Obama calls Mexican president on death of drug lord
U.S. President Barack Obama called Mexican President Felipe Calderon to voice support to Mexico's fight in the drug war, following the death of Antonio Cardenas Guillen, a drug trafficking leader in the country, White House said on Saturday.
"President Obama spoke today with Mexican President Felipe Calderon to reaffirm United States support for Mexico's efforts to end the impunity of organized criminal groups following yesterday's operation in Matamoros against Gulf Cartel leader Antonio Cardenas Guillen, known as Tony Tormenta, in which Cardenas Guillen died," White House said in a statement.
"The President offered his condolences to President Calderon on the death of Mexican officials involved in the operation, as well as the death of Matamoros journalist Carlos Guajardo," said the statement.
White House said Obama thanked Calderon for Mexico's close coordination with U.S. officials to help assure the safety of U.S. citizens in Matamoros, Xinhua reported.

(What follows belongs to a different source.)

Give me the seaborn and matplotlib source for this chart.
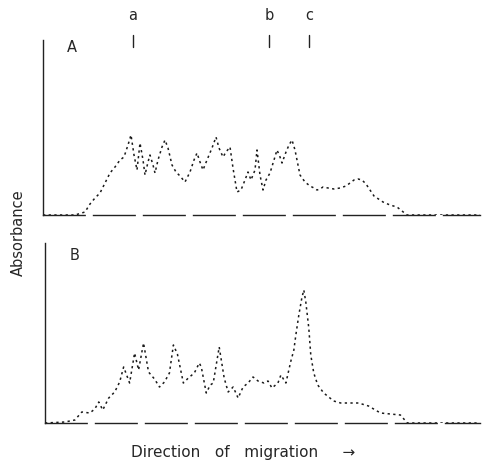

Antonio Cardenas Guillen, leader of Mexican drug trafficking gang the Gulf Cartel, was killed on Friday by Mexican authorities.
Cardenas died in Matamoros, a port city in the northeastern Mexican state of Tamaulipas, during an attempt to arrest him, which included 660 officers, three helicopters and 17 land vehicles.
The Gulf Cartel operates on Mexico's east coast, especially in the states of Veracruz and Tamaulipas.
The group of organized crimes, which has existed since the 1970s, reportedly smuggles marijuana and methamphetamine into U.S. state of Texas, which neighbors Tamaulipas to the north. It also has protection and kidnap rackets and has been linked to the murder of 72 migrants at a Tamaulipas ranch in August.
Cardenas had taken control of the organization in 2003 after the death of his brother Osiel Cardenas Guillen.